### Written task
Begin at the line that contains "Rebuild this chart", stop after the line that contains "Chart.register(...registerables);", and reproduce only that span, unaltered.

### The records
+===+

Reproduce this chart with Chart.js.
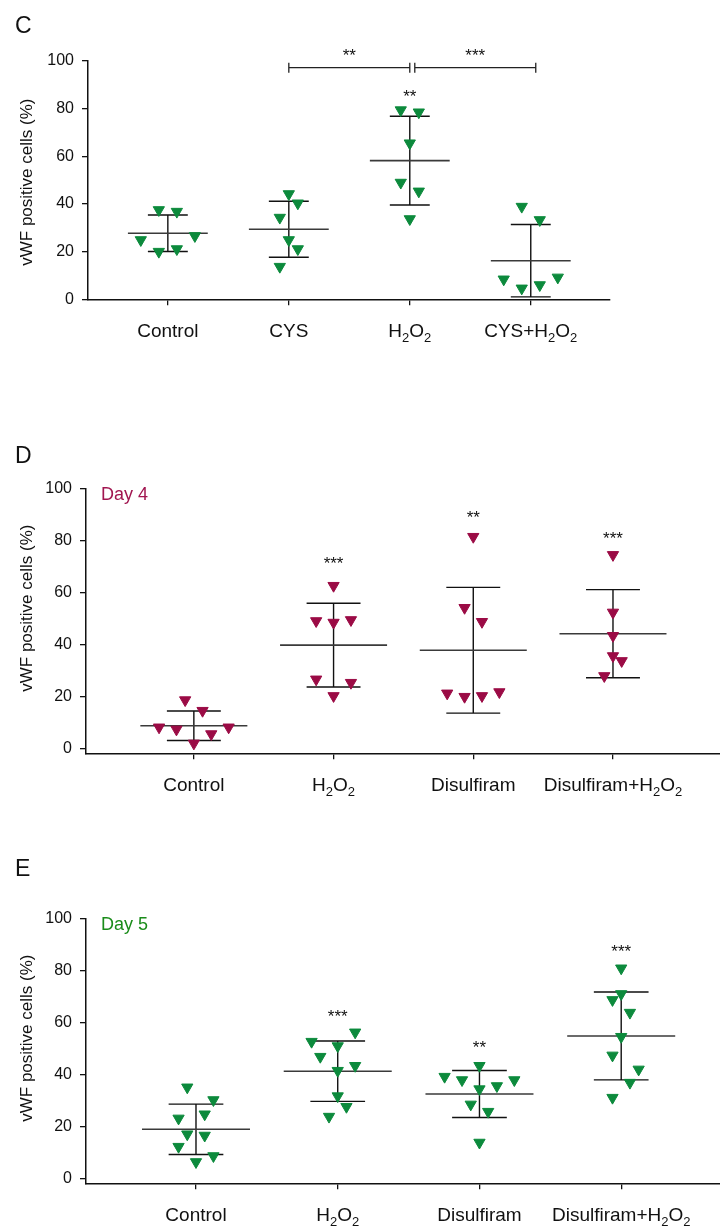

+===+

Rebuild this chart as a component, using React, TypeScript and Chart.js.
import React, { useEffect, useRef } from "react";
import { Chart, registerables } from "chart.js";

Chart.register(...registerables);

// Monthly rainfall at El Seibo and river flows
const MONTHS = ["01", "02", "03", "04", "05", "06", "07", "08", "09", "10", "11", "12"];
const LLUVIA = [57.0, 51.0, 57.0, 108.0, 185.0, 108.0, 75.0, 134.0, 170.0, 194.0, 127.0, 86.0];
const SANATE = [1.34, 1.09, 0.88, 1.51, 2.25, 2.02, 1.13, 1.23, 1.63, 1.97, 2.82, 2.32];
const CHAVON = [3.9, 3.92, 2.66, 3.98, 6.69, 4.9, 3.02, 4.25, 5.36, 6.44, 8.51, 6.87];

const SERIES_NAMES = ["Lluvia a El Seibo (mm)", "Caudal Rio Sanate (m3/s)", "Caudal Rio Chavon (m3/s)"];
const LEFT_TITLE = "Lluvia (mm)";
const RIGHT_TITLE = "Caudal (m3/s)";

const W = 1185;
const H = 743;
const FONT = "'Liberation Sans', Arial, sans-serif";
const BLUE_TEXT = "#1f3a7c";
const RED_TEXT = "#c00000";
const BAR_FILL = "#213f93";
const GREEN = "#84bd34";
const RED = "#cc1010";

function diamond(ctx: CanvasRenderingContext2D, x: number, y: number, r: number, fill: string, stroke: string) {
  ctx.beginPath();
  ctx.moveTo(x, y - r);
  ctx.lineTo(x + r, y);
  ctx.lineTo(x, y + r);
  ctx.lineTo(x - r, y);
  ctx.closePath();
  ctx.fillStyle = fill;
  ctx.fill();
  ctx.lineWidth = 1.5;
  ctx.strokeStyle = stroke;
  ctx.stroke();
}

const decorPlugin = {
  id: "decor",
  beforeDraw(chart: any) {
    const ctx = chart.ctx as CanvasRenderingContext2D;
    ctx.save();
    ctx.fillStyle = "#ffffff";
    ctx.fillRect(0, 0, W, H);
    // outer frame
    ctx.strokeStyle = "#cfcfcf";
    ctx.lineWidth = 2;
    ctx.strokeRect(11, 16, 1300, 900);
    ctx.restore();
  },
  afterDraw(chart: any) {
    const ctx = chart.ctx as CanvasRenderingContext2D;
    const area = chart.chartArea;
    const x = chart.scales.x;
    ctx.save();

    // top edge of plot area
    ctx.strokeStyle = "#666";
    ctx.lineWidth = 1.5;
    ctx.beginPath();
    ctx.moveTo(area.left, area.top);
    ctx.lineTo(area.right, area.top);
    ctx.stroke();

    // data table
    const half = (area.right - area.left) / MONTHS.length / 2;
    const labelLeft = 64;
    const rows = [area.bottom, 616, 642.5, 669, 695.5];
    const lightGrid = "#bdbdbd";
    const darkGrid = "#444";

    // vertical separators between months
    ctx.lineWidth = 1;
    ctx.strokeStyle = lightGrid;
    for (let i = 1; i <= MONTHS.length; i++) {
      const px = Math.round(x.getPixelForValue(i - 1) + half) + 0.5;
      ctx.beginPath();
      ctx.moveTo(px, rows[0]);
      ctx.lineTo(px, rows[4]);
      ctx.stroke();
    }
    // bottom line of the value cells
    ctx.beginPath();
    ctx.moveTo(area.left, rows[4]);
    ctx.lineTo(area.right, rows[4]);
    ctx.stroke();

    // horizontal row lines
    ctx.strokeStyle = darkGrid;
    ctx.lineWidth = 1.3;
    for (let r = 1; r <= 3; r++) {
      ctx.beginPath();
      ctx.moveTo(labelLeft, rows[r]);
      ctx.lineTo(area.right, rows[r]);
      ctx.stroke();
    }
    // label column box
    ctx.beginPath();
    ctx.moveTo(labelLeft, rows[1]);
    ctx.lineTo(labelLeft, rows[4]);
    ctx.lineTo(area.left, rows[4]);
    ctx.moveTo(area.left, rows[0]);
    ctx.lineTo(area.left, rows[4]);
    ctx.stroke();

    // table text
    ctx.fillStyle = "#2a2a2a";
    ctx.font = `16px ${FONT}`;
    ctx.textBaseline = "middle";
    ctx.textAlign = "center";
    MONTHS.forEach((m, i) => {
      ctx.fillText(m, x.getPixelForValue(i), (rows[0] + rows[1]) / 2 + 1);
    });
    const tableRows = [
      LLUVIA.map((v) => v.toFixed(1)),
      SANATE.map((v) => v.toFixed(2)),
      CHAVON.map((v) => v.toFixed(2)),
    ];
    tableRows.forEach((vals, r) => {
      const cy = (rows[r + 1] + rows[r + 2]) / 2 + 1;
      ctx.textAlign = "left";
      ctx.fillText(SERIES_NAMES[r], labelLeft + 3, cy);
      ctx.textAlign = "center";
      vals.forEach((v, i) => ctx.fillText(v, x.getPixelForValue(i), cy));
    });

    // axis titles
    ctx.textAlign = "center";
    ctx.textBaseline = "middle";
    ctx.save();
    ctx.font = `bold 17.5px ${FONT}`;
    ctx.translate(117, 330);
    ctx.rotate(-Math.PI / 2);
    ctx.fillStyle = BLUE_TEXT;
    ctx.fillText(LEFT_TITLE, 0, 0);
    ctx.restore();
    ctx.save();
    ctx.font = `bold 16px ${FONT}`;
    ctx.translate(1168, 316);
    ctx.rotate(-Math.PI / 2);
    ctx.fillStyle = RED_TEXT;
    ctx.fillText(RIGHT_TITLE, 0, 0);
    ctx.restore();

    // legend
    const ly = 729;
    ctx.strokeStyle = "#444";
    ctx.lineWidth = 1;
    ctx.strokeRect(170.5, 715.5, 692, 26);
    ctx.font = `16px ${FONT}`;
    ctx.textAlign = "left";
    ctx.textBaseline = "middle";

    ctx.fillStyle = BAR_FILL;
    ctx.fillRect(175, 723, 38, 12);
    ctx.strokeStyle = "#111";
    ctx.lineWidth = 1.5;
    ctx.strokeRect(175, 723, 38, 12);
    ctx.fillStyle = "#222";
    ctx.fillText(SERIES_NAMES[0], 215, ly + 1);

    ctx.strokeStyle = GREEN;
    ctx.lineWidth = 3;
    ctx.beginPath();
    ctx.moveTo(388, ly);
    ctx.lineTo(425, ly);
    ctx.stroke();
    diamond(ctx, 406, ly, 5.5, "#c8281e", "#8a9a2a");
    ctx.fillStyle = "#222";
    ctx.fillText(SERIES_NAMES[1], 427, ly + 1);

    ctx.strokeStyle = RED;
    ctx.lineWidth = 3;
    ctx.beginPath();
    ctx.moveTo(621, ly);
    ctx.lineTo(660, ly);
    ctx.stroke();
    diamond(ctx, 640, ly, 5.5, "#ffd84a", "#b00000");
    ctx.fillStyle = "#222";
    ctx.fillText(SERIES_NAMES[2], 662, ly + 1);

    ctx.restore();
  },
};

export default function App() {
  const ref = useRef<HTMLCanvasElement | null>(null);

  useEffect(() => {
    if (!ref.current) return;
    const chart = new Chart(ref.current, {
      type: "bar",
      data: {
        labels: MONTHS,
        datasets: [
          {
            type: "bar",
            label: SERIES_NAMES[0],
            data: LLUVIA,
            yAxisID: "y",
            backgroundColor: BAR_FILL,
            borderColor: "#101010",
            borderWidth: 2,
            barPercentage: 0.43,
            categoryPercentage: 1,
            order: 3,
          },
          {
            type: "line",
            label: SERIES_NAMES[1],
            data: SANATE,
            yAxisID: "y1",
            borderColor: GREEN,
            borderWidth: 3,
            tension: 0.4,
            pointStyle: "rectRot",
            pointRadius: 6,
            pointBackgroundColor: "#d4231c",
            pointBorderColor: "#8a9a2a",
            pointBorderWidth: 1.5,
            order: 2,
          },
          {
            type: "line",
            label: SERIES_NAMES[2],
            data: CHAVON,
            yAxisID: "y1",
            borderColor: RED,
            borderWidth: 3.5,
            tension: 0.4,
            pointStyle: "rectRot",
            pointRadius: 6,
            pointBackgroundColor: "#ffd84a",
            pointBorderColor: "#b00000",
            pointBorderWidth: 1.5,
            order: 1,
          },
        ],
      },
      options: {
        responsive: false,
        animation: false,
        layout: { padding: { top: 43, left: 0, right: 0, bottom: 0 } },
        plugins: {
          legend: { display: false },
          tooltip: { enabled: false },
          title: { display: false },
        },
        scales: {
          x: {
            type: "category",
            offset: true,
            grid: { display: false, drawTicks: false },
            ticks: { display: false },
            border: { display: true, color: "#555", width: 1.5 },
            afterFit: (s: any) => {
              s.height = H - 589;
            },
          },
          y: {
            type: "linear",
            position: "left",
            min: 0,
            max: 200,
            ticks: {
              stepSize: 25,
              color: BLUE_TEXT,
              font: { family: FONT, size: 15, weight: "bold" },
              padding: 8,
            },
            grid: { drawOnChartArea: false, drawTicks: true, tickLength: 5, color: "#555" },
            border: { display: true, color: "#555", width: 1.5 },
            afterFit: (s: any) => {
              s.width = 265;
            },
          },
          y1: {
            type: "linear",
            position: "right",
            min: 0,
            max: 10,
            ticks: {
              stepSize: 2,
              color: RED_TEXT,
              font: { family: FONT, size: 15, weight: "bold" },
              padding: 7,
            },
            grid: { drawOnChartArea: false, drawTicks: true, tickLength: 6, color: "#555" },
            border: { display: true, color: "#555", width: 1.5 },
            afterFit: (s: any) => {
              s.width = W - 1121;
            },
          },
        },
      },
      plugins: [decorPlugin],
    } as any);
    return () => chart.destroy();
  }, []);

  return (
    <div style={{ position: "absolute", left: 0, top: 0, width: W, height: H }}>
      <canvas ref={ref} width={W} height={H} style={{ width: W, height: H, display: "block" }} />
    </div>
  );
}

+===+

### Reply to the exercise
Rebuild this chart as a component, using React, TypeScript and Chart.js.
import React, { useEffect, useRef } from "react";
import { Chart, registerables } from "chart.js";

Chart.register(...registerables);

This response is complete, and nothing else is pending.